| name | rezics-propose |
| description | Propose a code-first plan — a single markdown file with context, durable constraints/decisions, and a task checklist. No spec files. Use when the user wants to turn an idea into actionable, implementable work. |
| metadata | {"version":"0.1.0","license":"AGPL-3.0-only"} |
Produce one executable plan at plan/proposal/<slug>.md. No spec files. No
validation CLI. A plan is a disposable scaffold: when its work
lands, its durable content has migrated into code/comments/tests and the plan can
be deleted (a human deletes it; you do not, unless told).
This project is code-first. A plan's job is to carry only what code cannot yet
carry: the work to do, and the constraints/decisions the implementer must honor —
the same constraints that will become comments and tests at apply time.
Steps
-
Get the request. If unclear, use AskUserQuestion to ask what they want
to build or fix. Derive a kebab-case slug (e.g. "add poll voting" → add-poll-voting).

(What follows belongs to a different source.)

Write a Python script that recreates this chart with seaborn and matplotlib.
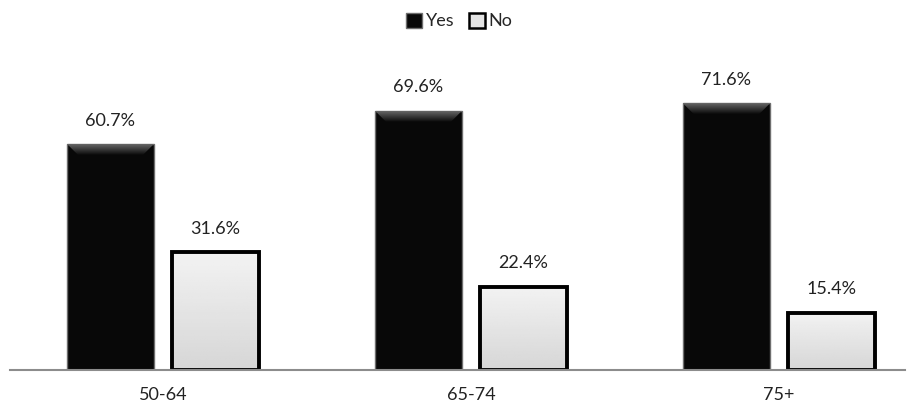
import matplotlib
matplotlib.use("Agg")
import matplotlib.pyplot as plt
import seaborn as sns
import pandas as pd
import numpy as np
from matplotlib.patches import Patch, Polygon

categories = ["50-64", "65-74", "75+"]
yes_values = [60.7, 69.6, 71.6]
no_values = [31.6, 22.4, 15.4]
series_names = ["Yes", "No"]

df = pd.DataFrame({
    "age": categories * 2,
    "answer": [series_names[0]] * 3 + [series_names[1]] * 3,
    "pct": yes_values + no_values,
})

sns.set_theme(style="white")
plt.rcParams["font.family"] = ["Lato", "DejaVu Sans"]

W, H = 918, 416
fig = plt.figure(figsize=(W / 100, H / 100), dpi=100)
ax = fig.add_axes([10 / W, 46 / H, 895 / W, 298 / H])

palette = {"Yes": "#080808", "No": "#e4e4e4"}
sns.barplot(data=df, x="age", y="pct", hue="answer", palette=palette,
            width=0.682, gap=0.171, edgecolor="#111111", linewidth=1.0,
            saturation=1, ax=ax, legend=False)

XLIM = (-153 / 308, 742 / 308)
ax.set_xlim(*XLIM)
ax.set_ylim(0, 80)

# pixel -> data unit conversions for the bevel decoration
px_x = (XLIM[1] - XLIM[0]) / 895
px_y = 80 / 298

yes_bars, no_bars = ax.containers[0], ax.containers[1]

# Dark bars: thin grey outline and a lighter bevel across the top
bevel_grad = np.linspace(0.04, 0.40, 64).reshape(-1, 1)
for p in yes_bars.patches:
    p.set_edgecolor("#6e6e6e")
    p.set_linewidth(1.0)
    x0, w, h = p.get_x(), p.get_width(), p.get_height()
    bh = 11 * px_y
    bw = 11 * px_x
    poly = Polygon([(x0, h), (x0 + w, h), (x0 + w - bw, h - bh), (x0 + bw, h - bh)],
                   closed=True, facecolor="none", edgecolor="none",
                   transform=ax.transData)
    ax.add_patch(poly)
    im = ax.imshow(bevel_grad, cmap="gray", vmin=0, vmax=1, aspect="auto",
                   extent=(x0, x0 + w, h - bh, h), origin="lower",
                   zorder=p.get_zorder() + 0.1, interpolation="bilinear")
    im.set_clip_path(poly)

# Light bars: thick black outline over a soft vertical gradient fill
fill_grad = np.linspace(0.84, 0.95, 64).reshape(-1, 1)
for p in no_bars.patches:
    x0, w, h = p.get_x(), p.get_width(), p.get_height()
    im = ax.imshow(fill_grad, cmap="gray", vmin=0, vmax=1, aspect="auto",
                   extent=(x0, x0 + w, 0, h), zorder=p.get_zorder() - 0.1,
                   interpolation="bilinear", origin="lower")
    p.set_facecolor("none")
    p.set_edgecolor("#000000")
    p.set_linewidth(2.8)

ax.set_xlim(*XLIM)
ax.set_ylim(0, 80)

for c in ax.containers:
    ax.bar_label(c, labels=[f"{v:.1f}%" for v in c.datavalues],
                 padding=11, fontsize=13, color="#222222")

for s in ["top", "right", "left"]:
    ax.spines[s].set_visible(False)
ax.spines["bottom"].set_color("#8c8c8c")
ax.spines["bottom"].set_linewidth(1.5)
ax.spines["bottom"].set_zorder(5)
ax.set_yticks([])
ax.set_xlabel("")
ax.set_ylabel("")
ax.tick_params(axis="x", length=0, pad=12, labelsize=13, labelcolor="#222222")

handles = [Patch(facecolor="#080808", edgecolor="#6e6e6e", linewidth=1.0, label="Yes"),
           Patch(facecolor="#e4e4e4", edgecolor="#000000", linewidth=1.8, label="No")]
fig.legend(handles=handles, loc="upper center", bbox_to_anchor=(0.5, 1.0),
           ncol=2, frameon=False, fontsize=13, handlelength=0.9, handleheight=0.9,
           handletextpad=0.2, columnspacing=0.8, borderaxespad=0.3)

fig.savefig("out.png", dpi=100)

Do not proceed without understanding the goal.
-
Ground in the codebase. Read the relevant domains before writing. Identify
the files that will change and the existing patterns to match
({domain}.api.ts/.service.ts/.mapper.ts/.types.ts; contracts in
@rezics/contract; frontend API in @rezics/api). A plan written without
reading the code is a guess.
-
Write plan/proposal/<slug>.md using the structure below. If a file with
that slug exists, ask whether to continue it or pick a new slug.
-
Summarize: slug, location, and the task count, then "ready to implement —
ask me to start, or run /rezics-apply." Implementation is ordinary coding
against the tasks; /rezics-apply carries the routing rule that lands each
durable item in code. There is still no apply CLI and no state machine.
Plan file structure
---
title: <Human title>
status: active # draft while shaping; active once ready to implement
created: <YYYY-MM-DD>
completed:
supersededBy:
tags: [<domain>, ...]
---
## Why
One or two paragraphs: the problem and the intended outcome. Not a spec — just
enough for an implementer (or future you) to know what this is for.
## Durable constraints & decisions
The non-obvious rules the implementation must honor — invariants, deliberate
non-restrictions, known tradeoffs, "do X not Y" boundaries. **These are the
items that must become code comments and tests at apply time.** Mark each with
its target home:
- `(comment)` an invariant/why that a type can't express
- `(test)` a behavior to lock with a test
- `(type)` a shape/value-set that the schema/types will carry — no prose needed long-term
## Tasks
- [ ] 1.1 <concrete, file-level step>
- [ ] 1.2 ...
Group with `## N. <phase>` headings when the work has phases.
These checkboxes are apply-time progress markers: `/rezics-apply` must mark
completed items as `- [x]` and leave unfinished or skipped items unchecked.
## Out of scope
What this plan deliberately does not do.
At apply time
The (comment)/(test)/(type) marks above are routing hints for /rezics-apply,
which owns the four-way routing rule (shape → types, behavior → test,
invariant/why → comment, history → commit message) and the comment-format
conventions. Propose only tags; apply routes — deciding a comment's exact
form needs the target site in view, which only happens at apply. When the work
lands, apply marks completed task checkboxes and sets status: done only if all
task-owned work is complete or explicitly no longer applicable (a human deletes
it later).
Guardrails
- Never create spec files or a parallel spec corpus. This workflow has no specs.
- Read before writing — ground the plan in real files and patterns.
- Keep the plan tight: tasks must be concrete and file-level; constraints must be
the non-obvious ones, not a restatement of the types.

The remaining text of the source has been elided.